** start RAW DATA **

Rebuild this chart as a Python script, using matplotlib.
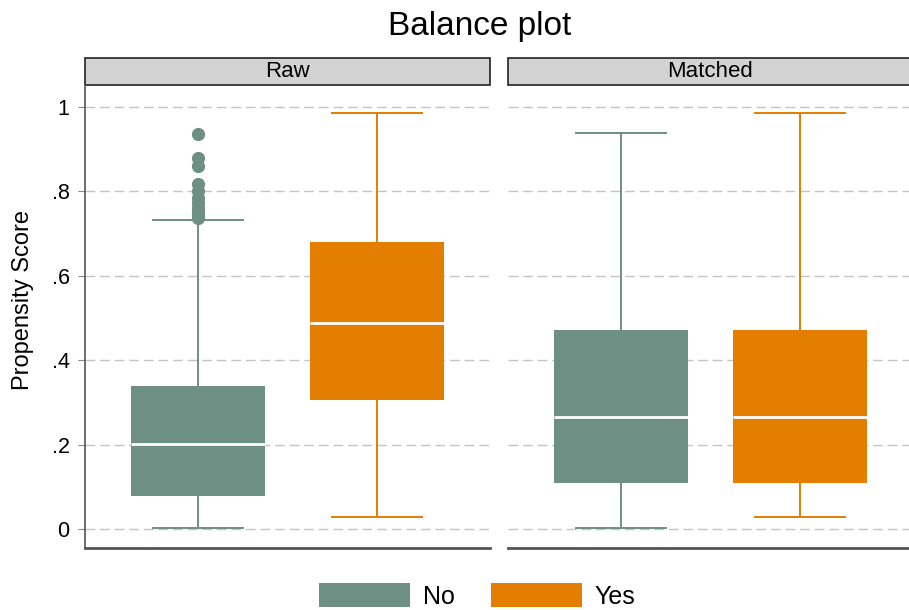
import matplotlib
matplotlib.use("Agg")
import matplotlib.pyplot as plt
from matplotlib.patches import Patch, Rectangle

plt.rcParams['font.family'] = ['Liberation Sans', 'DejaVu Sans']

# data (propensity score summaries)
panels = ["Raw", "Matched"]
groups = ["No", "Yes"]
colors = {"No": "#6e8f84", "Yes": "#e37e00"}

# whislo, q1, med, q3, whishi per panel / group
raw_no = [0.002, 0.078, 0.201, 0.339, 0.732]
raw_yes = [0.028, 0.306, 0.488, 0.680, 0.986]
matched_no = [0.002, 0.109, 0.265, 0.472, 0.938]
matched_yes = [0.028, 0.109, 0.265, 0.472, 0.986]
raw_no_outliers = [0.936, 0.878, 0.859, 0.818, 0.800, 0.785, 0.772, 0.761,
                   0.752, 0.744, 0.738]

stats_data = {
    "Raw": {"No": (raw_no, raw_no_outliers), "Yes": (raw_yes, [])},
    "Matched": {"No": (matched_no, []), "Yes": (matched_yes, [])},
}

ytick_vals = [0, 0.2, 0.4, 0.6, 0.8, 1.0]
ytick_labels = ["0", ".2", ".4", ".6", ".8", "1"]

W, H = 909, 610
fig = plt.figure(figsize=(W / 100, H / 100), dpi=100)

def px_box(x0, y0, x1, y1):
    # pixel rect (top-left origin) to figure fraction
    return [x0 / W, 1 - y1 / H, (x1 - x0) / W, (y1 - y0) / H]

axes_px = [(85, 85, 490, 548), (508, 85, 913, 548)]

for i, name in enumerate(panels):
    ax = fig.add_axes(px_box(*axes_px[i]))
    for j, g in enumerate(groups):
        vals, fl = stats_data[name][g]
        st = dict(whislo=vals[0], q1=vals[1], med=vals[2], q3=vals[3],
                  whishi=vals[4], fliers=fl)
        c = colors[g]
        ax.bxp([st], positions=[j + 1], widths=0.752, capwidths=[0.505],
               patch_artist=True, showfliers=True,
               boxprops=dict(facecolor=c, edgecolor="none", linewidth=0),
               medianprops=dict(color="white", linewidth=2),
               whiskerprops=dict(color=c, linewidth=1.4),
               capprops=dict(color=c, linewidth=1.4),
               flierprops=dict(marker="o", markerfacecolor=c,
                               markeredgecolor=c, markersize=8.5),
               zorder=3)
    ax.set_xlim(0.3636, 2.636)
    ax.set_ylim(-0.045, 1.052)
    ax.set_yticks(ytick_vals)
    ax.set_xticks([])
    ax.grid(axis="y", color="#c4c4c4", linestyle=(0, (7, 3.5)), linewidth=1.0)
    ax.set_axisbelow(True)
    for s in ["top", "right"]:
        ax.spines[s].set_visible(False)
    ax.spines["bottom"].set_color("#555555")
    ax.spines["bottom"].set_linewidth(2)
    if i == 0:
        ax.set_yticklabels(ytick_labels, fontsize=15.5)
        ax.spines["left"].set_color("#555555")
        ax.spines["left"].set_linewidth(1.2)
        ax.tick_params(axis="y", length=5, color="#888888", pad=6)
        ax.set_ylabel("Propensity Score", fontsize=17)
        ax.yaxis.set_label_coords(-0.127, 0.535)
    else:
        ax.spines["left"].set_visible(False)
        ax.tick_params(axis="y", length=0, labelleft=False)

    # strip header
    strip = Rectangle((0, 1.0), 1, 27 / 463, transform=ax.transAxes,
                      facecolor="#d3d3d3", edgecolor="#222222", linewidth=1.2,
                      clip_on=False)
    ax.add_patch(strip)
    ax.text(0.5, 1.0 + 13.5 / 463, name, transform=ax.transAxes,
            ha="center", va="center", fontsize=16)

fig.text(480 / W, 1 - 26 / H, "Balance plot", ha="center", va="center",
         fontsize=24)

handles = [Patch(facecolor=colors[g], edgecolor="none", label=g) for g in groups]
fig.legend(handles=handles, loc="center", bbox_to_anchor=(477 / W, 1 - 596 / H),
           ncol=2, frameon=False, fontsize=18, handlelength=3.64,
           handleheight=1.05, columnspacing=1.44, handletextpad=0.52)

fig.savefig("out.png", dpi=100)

** end RAW DATA **

#### [PROBLEM DETAILS]
Leave the pictures out and please restate exactly the lines running from the start of the material through the one with "0.752, 0.744, 0.738]".

#### [ANSWER TO THE EXERCISE]
Rebuild this chart as a Python script, using matplotlib.
import matplotlib
matplotlib.use("Agg")
import matplotlib.pyplot as plt
from matplotlib.patches import Patch, Rectangle

plt.rcParams['font.family'] = ['Liberation Sans', 'DejaVu Sans']

# data (propensity score summaries)
panels = ["Raw", "Matched"]
groups = ["No", "Yes"]
colors = {"No": "#6e8f84", "Yes": "#e37e00"}

# whislo, q1, med, q3, whishi per panel / group
raw_no = [0.002, 0.078, 0.201, 0.339, 0.732]
raw_yes = [0.028, 0.306, 0.488, 0.680, 0.986]
matched_no = [0.002, 0.109, 0.265, 0.472, 0.938]
matched_yes = [0.028, 0.109, 0.265, 0.472, 0.986]
raw_no_outliers = [0.936, 0.878, 0.859, 0.818, 0.800, 0.785, 0.772, 0.761,
                   0.752, 0.744, 0.738]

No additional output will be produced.